Exercise instructions - Look for the line containing "What Plotly code" and the line containing "return (MT + PH - py) / PH" in the entries below. Copy those two and all lines between them exactly, leaving out pictures.

******

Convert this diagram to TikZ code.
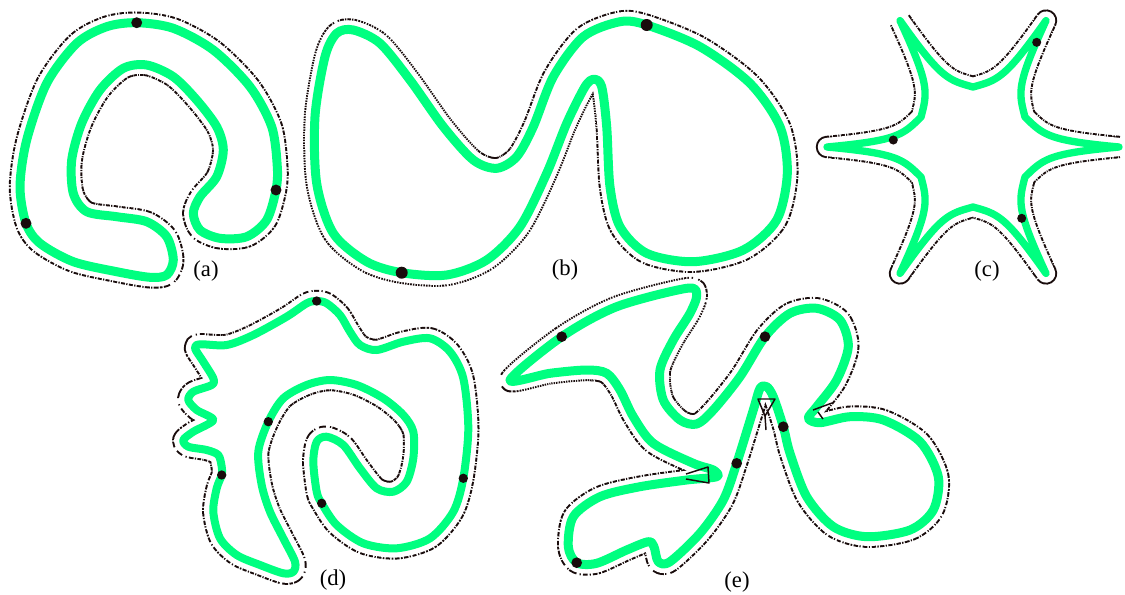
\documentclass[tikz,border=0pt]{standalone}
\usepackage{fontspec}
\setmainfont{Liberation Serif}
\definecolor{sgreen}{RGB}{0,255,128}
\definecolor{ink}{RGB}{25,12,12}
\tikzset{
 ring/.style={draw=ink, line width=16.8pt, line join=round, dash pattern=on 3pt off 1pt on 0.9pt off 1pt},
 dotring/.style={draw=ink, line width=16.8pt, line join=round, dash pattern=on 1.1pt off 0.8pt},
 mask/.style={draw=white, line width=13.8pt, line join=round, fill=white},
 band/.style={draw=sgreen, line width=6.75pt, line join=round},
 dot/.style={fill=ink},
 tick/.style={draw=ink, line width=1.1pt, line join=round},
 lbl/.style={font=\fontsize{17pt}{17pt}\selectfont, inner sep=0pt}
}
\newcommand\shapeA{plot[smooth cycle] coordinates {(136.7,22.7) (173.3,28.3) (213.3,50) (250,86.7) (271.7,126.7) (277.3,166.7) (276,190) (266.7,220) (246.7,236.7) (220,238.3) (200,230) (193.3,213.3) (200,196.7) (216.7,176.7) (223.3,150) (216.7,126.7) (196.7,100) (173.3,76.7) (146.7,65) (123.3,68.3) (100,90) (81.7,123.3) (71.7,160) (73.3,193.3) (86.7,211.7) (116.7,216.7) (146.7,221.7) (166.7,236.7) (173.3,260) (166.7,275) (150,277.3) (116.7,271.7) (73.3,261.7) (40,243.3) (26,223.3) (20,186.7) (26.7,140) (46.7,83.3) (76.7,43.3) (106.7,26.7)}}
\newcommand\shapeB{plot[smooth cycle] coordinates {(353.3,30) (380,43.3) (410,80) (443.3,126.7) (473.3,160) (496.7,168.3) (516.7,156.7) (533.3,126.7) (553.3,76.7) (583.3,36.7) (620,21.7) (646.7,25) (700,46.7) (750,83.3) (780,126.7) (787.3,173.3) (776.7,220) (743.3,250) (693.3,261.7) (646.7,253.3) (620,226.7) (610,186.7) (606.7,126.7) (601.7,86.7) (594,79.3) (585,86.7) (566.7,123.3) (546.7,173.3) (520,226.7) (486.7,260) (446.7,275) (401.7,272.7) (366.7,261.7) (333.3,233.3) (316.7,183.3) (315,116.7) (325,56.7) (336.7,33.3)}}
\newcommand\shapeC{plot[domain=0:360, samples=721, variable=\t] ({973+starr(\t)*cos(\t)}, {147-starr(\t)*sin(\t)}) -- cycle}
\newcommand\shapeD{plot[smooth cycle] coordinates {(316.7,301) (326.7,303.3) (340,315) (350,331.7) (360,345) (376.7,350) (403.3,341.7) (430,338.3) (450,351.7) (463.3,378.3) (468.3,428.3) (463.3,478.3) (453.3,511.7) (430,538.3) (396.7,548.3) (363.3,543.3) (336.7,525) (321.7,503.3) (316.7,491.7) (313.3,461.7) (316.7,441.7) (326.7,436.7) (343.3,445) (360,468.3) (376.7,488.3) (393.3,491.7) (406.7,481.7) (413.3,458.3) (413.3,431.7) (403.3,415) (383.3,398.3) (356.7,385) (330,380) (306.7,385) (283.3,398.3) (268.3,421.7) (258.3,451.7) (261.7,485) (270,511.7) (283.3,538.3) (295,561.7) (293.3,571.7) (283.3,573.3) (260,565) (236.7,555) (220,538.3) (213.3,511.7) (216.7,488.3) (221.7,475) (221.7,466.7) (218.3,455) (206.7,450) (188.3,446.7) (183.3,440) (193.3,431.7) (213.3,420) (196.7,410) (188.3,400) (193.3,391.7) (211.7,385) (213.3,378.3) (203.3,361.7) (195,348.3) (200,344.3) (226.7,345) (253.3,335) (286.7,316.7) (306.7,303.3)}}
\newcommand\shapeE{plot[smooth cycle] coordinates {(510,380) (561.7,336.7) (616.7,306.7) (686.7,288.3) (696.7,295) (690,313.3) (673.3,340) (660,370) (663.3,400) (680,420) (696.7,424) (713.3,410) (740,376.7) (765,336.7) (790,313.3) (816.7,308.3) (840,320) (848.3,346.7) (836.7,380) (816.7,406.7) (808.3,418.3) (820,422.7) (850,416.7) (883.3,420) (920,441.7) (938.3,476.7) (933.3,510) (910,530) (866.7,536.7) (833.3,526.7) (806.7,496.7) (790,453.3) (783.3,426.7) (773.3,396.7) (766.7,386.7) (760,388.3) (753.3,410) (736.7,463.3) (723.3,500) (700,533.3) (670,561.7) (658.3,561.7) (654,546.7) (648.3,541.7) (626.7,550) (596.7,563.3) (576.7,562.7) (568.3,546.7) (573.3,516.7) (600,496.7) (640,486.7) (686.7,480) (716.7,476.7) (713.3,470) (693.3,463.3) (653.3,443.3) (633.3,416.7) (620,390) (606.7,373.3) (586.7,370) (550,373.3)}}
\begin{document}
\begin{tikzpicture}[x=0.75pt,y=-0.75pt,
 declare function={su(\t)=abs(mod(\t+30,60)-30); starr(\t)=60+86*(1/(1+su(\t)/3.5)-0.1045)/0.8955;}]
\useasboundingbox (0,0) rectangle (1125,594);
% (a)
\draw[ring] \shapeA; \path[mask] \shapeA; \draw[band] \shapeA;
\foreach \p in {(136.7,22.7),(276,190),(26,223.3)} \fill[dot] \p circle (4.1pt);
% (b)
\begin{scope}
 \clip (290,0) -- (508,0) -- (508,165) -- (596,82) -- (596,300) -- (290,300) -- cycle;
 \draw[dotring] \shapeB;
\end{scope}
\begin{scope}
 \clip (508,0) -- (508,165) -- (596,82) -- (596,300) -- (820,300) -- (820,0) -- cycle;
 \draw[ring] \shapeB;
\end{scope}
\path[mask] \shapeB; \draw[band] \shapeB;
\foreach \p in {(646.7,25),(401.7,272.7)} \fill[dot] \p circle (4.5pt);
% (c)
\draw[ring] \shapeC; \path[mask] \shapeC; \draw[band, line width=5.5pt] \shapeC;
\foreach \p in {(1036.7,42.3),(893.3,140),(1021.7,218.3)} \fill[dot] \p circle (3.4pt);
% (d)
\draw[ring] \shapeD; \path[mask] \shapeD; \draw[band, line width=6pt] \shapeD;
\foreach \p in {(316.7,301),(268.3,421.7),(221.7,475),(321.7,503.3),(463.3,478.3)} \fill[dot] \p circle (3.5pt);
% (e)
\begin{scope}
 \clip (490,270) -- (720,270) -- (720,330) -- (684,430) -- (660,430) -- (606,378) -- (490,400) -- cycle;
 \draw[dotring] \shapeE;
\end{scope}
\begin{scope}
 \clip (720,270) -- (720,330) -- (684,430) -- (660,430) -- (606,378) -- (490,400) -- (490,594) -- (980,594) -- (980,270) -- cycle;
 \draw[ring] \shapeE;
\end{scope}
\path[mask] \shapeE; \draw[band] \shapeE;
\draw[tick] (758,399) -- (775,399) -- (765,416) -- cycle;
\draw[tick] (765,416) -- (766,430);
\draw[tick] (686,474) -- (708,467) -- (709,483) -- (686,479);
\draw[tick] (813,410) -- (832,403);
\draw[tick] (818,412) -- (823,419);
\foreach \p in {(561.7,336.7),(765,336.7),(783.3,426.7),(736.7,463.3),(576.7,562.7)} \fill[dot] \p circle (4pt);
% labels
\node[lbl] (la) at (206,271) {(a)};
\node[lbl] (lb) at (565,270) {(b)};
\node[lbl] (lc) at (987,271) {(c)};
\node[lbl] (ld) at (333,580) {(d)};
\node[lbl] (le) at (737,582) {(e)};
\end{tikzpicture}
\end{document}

******

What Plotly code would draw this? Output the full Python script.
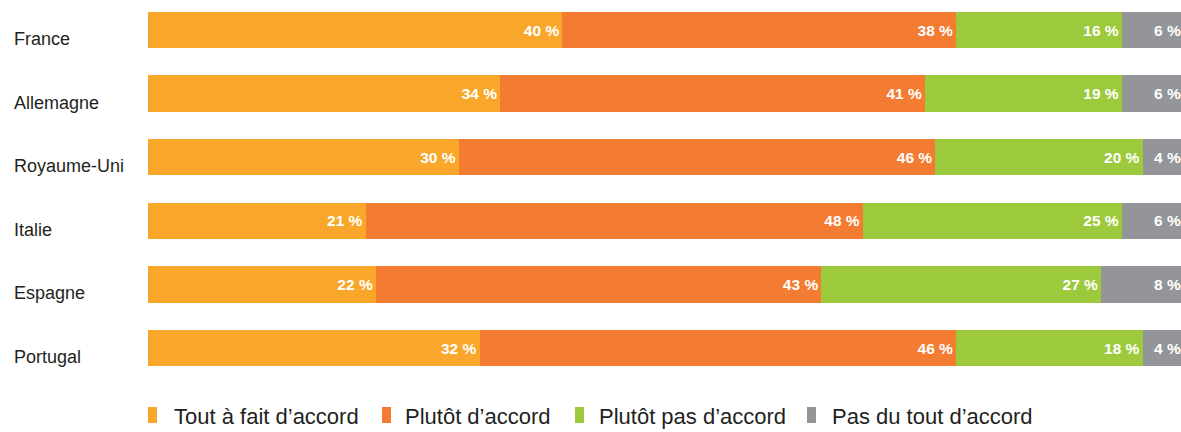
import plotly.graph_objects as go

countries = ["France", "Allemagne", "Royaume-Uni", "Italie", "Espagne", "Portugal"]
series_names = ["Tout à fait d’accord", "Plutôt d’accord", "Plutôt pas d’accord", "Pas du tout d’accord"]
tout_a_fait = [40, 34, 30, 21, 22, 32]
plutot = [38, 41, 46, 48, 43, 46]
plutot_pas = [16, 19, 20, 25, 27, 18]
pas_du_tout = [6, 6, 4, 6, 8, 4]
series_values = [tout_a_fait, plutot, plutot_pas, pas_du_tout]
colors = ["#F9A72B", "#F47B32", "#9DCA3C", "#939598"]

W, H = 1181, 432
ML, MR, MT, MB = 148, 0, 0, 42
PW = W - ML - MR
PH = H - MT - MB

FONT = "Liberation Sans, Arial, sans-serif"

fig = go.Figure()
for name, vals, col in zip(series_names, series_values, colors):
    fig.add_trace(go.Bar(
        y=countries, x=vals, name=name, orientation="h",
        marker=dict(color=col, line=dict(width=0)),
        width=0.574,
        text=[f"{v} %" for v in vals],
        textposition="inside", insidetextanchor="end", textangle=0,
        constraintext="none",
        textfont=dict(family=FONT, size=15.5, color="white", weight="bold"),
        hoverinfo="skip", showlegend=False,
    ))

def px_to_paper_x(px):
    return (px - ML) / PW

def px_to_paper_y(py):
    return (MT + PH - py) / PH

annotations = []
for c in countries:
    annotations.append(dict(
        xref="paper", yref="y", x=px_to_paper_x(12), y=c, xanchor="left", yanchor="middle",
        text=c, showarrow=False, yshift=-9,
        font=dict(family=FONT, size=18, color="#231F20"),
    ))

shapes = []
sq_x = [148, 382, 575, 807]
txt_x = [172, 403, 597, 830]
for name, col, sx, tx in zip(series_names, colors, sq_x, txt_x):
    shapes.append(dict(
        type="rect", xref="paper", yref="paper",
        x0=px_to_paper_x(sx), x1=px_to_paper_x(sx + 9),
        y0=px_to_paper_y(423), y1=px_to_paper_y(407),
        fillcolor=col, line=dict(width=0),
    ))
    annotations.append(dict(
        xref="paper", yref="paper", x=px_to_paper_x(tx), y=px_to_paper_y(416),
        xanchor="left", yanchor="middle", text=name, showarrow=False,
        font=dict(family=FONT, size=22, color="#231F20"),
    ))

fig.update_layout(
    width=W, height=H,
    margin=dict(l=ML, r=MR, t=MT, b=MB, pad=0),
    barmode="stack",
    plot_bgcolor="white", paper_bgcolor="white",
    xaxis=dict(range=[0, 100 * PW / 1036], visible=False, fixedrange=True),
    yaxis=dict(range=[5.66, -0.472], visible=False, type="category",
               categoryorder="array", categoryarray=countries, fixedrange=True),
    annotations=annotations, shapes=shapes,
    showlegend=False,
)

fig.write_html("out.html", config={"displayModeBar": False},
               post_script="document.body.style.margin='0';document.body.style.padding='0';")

******

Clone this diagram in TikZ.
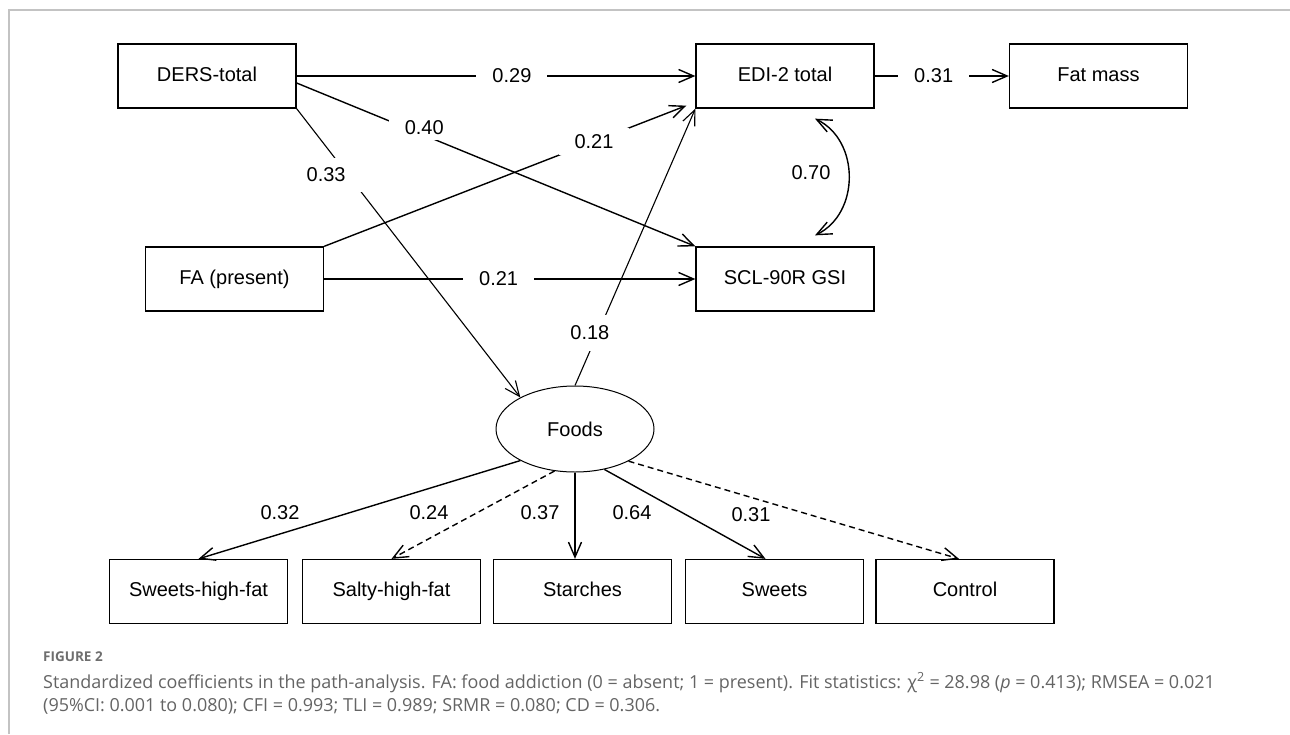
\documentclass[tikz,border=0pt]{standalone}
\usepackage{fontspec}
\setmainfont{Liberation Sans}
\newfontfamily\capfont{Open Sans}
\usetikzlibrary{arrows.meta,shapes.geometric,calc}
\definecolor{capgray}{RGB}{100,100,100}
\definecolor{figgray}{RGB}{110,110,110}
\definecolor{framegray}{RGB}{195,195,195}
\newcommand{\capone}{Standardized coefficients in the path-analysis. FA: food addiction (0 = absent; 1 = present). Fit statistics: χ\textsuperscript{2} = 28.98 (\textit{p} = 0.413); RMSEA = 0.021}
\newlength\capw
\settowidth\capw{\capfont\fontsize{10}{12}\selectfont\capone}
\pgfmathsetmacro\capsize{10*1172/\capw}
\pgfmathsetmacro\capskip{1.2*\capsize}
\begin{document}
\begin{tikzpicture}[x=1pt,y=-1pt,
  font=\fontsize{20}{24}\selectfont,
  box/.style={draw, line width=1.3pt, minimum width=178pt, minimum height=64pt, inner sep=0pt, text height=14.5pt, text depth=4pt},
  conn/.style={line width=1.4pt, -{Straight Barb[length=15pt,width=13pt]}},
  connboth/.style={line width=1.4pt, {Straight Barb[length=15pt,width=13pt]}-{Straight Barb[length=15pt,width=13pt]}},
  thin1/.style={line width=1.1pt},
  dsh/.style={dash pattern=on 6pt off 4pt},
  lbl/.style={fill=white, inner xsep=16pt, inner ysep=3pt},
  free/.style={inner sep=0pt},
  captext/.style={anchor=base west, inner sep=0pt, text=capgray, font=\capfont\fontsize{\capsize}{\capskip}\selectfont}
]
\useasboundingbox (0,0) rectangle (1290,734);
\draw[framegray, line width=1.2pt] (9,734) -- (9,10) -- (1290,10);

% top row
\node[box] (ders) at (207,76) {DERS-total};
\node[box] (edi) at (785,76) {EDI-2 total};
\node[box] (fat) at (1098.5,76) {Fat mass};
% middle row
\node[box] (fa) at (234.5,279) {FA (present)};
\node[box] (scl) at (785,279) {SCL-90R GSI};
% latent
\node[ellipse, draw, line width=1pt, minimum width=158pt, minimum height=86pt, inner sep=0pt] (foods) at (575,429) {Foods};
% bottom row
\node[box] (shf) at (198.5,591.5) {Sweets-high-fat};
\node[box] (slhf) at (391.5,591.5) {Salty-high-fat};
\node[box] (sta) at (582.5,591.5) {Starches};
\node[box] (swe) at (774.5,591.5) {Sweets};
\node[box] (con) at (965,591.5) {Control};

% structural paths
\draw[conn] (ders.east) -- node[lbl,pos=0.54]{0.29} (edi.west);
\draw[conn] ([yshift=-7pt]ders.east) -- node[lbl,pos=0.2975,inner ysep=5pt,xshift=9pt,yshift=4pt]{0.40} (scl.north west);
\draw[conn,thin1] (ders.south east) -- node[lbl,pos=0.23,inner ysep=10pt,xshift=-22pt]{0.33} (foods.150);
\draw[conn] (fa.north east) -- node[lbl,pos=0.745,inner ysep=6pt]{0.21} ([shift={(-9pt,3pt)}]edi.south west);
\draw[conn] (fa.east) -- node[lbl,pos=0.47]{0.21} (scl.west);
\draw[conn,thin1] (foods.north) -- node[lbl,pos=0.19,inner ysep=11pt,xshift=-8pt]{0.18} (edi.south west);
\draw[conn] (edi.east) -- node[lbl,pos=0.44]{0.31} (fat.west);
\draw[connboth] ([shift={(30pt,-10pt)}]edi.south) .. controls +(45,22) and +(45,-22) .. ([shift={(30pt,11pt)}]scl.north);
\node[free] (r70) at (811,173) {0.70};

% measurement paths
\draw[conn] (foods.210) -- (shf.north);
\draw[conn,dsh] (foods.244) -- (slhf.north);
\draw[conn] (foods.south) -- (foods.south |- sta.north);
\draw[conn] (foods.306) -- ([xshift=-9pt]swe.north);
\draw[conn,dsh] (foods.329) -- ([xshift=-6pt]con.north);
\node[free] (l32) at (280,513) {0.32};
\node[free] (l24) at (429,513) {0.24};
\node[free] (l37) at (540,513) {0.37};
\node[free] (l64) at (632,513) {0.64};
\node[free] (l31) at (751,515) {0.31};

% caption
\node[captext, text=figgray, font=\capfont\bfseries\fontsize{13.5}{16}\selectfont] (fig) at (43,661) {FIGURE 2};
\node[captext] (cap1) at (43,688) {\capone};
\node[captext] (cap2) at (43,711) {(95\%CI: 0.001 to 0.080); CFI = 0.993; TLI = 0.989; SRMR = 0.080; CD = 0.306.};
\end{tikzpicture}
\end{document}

******

Task result -
What Plotly code would draw this? Output the full Python script.
import plotly.graph_objects as go

countries = ["France", "Allemagne", "Royaume-Uni", "Italie", "Espagne", "Portugal"]
series_names = ["Tout à fait d’accord", "Plutôt d’accord", "Plutôt pas d’accord", "Pas du tout d’accord"]
tout_a_fait = [40, 34, 30, 21, 22, 32]
plutot = [38, 41, 46, 48, 43, 46]
plutot_pas = [16, 19, 20, 25, 27, 18]
pas_du_tout = [6, 6, 4, 6, 8, 4]
series_values = [tout_a_fait, plutot, plutot_pas, pas_du_tout]
colors = ["#F9A72B", "#F47B32", "#9DCA3C", "#939598"]

W, H = 1181, 432
ML, MR, MT, MB = 148, 0, 0, 42
PW = W - ML - MR
PH = H - MT - MB

FONT = "Liberation Sans, Arial, sans-serif"

fig = go.Figure()
for name, vals, col in zip(series_names, series_values, colors):
    fig.add_trace(go.Bar(
        y=countries, x=vals, name=name, orientation="h",
        marker=dict(color=col, line=dict(width=0)),
        width=0.574,
        text=[f"{v} %" for v in vals],
        textposition="inside", insidetextanchor="end", textangle=0,
        constraintext="none",
        textfont=dict(family=FONT, size=15.5, color="white", weight="bold"),
        hoverinfo="skip", showlegend=False,
    ))

def px_to_paper_x(px):
    return (px - ML) / PW

def px_to_paper_y(py):
    return (MT + PH - py) / PH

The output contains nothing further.